Mr Sinclair said the group would continue to call for transparency on the issue, and he hoped those standing for seats on the council would make "very clear" what their stance would be if elected.
The meeting was the latest instalment in a year-long community debate about the company’s strategy for accommodating forecast passenger growth at Queenstown Airport.
It anticipates passenger numbers to exceed those allowed for by existing air noise boundaries within a few years.
To accommodate that growth, it is planning a dual airport model that includes a $400million development of Wanaka Airport over 25 years.
It is the second time councillors have knocked back the document; they voted to ‘‘receive’’ but not accept the statement at their meeting on June 27.
Their deliberations before a packed public gallery yesterday revealed a clear division in their ranks, with only Mayor Jim Boult and three councillors voting to accept the document in its current form.
In the end, Mr Boult had to ask the company’s chief executive, Colin Keel, to make further changes to the statement in time for the council’s October 10 meeting.
However, councillors voted unanimously to support a restatement of Mr Boult’s undertaking at their August 8 meeting that changes to Queenstown Airport’s noise boundaries and the development of commercial services at Wanaka Airport would not be accepted until economic and social assessments by the council, and a sustainability review by the company, were completed.
During councillors’ debate, Cr Ross McRobie said he supported the statement because it was an "interim" version that would be revisited next year when the further assessments and sustainability review would be completed.
Cr Scott Stevens said the statement needed to include a plan for how the company would operate when it reached existing noise boundaries.
Cr Alexa Forbes said such a plan was a "critical strategic priority".
"I think our airport is struggling to think differently — struggling to innovate."
Mr Boult said next year’s statement of intent would be a "watershed document" because the company would be able to draw on the economic and social impact assessments and the work the council was doing with the Government on a spatial plan for the district.
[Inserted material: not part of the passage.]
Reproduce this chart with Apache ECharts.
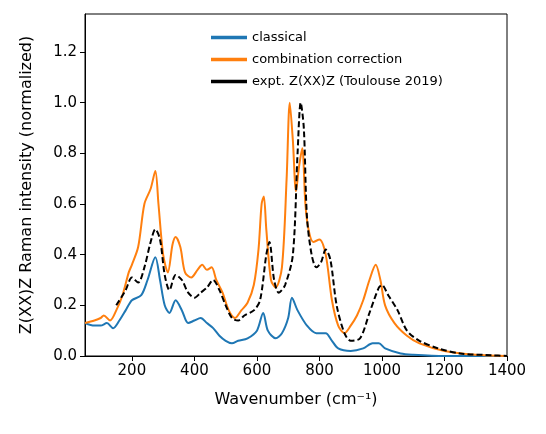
<!DOCTYPE html><html><head><meta charset="utf-8"><script src="https://cdn.jsdelivr.net/npm/echarts@6/dist/echarts.min.js"></script></head><body style="margin:0"><div id="c" style="width:546px;height:434px"></div><script>
const xTicks=[200,400,600,800,1000,1200,1400];
const yTicks=[0,0.2,0.4,0.6,0.8,1.0,1.2];
const classical=[[50,0.13],[80,0.12],[100,0.12],[120,0.13],[140,0.11],[160,0.14],[180,0.18],[200,0.22],[230,0.24],[250,0.3],[275,0.39],[290,0.3],[305,0.2],[320,0.17],[340,0.22],[360,0.18],[380,0.13],[400,0.14],[420,0.15],[440,0.13],[460,0.11],[480,0.08],[500,0.06],[520,0.05],[540,0.06],[570,0.07],[600,0.1],[620,0.17],[635,0.1],[660,0.07],[680,0.09],[700,0.15],[712,0.23],[730,0.18],[760,0.12],[790,0.09],[820,0.09],[840,0.06],[860,0.03],[900,0.02],[940,0.03],[970,0.05],[990,0.05],[1010,0.03],[1060,0.01],[1100,0.005],[1200,0],[1400,0]];
const combination=[[50,0.13],[80,0.14],[100,0.15],[110,0.16],[130,0.14],[150,0.18],[170,0.24],[190,0.33],[200,0.36],[220,0.43],[240,0.6],[260,0.66],[275,0.73],[285,0.6],[300,0.4],[315,0.33],[330,0.44],[340,0.47],[355,0.43],[370,0.33],[390,0.31],[410,0.34],[425,0.36],[440,0.34],[455,0.35],[470,0.3],[490,0.25],[510,0.18],[530,0.15],[550,0.18],[570,0.21],[590,0.28],[605,0.42],[615,0.6],[622,0.63],[630,0.5],[645,0.3],[660,0.27],[680,0.35],[695,0.7],[705,1.0],[715,0.85],[725,0.65],[735,0.75],[745,0.82],[755,0.6],[765,0.5],[780,0.45],[800,0.46],[820,0.4],[840,0.22],[860,0.12],[880,0.09],[900,0.12],[920,0.16],[940,0.22],[960,0.3],[980,0.36],[995,0.3],[1010,0.2],[1040,0.13],[1080,0.08],[1120,0.05],[1200,0.02],[1300,0.005],[1400,0]];
const expt=[[150,0.2],[180,0.26],[200,0.31],[220,0.29],[240,0.35],[260,0.45],[275,0.5],[290,0.46],[305,0.32],[320,0.26],[340,0.32],[360,0.3],[380,0.25],[400,0.23],[420,0.25],[440,0.27],[460,0.3],[480,0.26],[500,0.2],[520,0.15],[540,0.14],[560,0.16],[590,0.18],[610,0.22],[630,0.4],[640,0.45],[655,0.3],[670,0.25],[690,0.28],[715,0.4],[730,0.8],[740,1.0],[750,0.9],[760,0.55],[775,0.4],[790,0.35],[805,0.37],[820,0.42],[835,0.38],[855,0.2],[880,0.09],[900,0.06],[930,0.07],[960,0.17],[990,0.27],[1000,0.28],[1020,0.24],[1050,0.18],[1080,0.1],[1120,0.06],[1180,0.03],[1250,0.01],[1350,0.003],[1400,0]];
const F='DejaVu Sans';
function axis(o,ticks,fmt){return Object.assign({type:'value',nameLocation:'middle',
axisLine:{show:true,onZero:false,lineStyle:{color:'#000'}},
axisTick:{show:true,customValues:ticks,lineStyle:{color:'#000'}},
axisLabel:{customValues:ticks,formatter:fmt,color:'#000',fontSize:15,fontFamily:F},
splitLine:{show:false},nameTextStyle:{color:'#000',fontSize:16,fontFamily:F}},o);}
const c=echarts.init(document.getElementById('c'));
c.setOption({animation:false,
grid:{left:85,right:39,top:14,bottom:78,show:true,borderColor:'#000',borderWidth:1},
legend:{top:26,left:206,orient:'vertical',itemGap:9,itemWidth:36,textStyle:{fontSize:13,fontFamily:F,color:'#000'},icon:'path://M0,0H1V0.1H0Z'},
xAxis:axis({min:50,max:1400,name:'Wavenumber (cm⁻¹)',nameGap:36},xTicks,v=>String(v)),
yAxis:axis({min:0,max:1.35,name:'Z(XX)Z Raman intensity (normalized)',nameGap:50},yTicks,v=>v.toFixed(1)),
series:[
{name:'classical',type:'line',data:classical,smooth:0.3,showSymbol:false,lineStyle:{color:'#1f77b4',width:2},itemStyle:{color:'#1f77b4'}},
{name:'combination correction',type:'line',data:combination,smooth:0.3,showSymbol:false,lineStyle:{color:'#ff7f0e',width:2},itemStyle:{color:'#ff7f0e'}},
{name:'expt. Z(XX)Z (Toulouse 2019)',type:'line',data:expt,smooth:0.3,showSymbol:false,lineStyle:{color:'#000',width:2,type:[6,3]},itemStyle:{color:'#000'}}]});
</script></body></html>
The councillors’ deliberations followed an extended public forum at which 18 speakers urged councillors to reject the statement on the grounds it did not reflect the community’s views.
Kelvin Heights resident John Hilhorst said those concerned about the statement were not "extremist outliers" but a mainstream movement with deep concerns about the district’s future.
Another resident, Judy Williamson, said the company’s focus on demand-led growth would perpetuate low-value, high-volume tourism that was undermining the environment and overwhelming the district’s infrastructure.
Yesterday’s decision follows a statement on Friday by the Wanaka Stakeholders Group putting the council "on notice" about what it considered to be the ‘‘unlawfulness and unreasonableness’’ of its decisions to date on Wanaka Airport.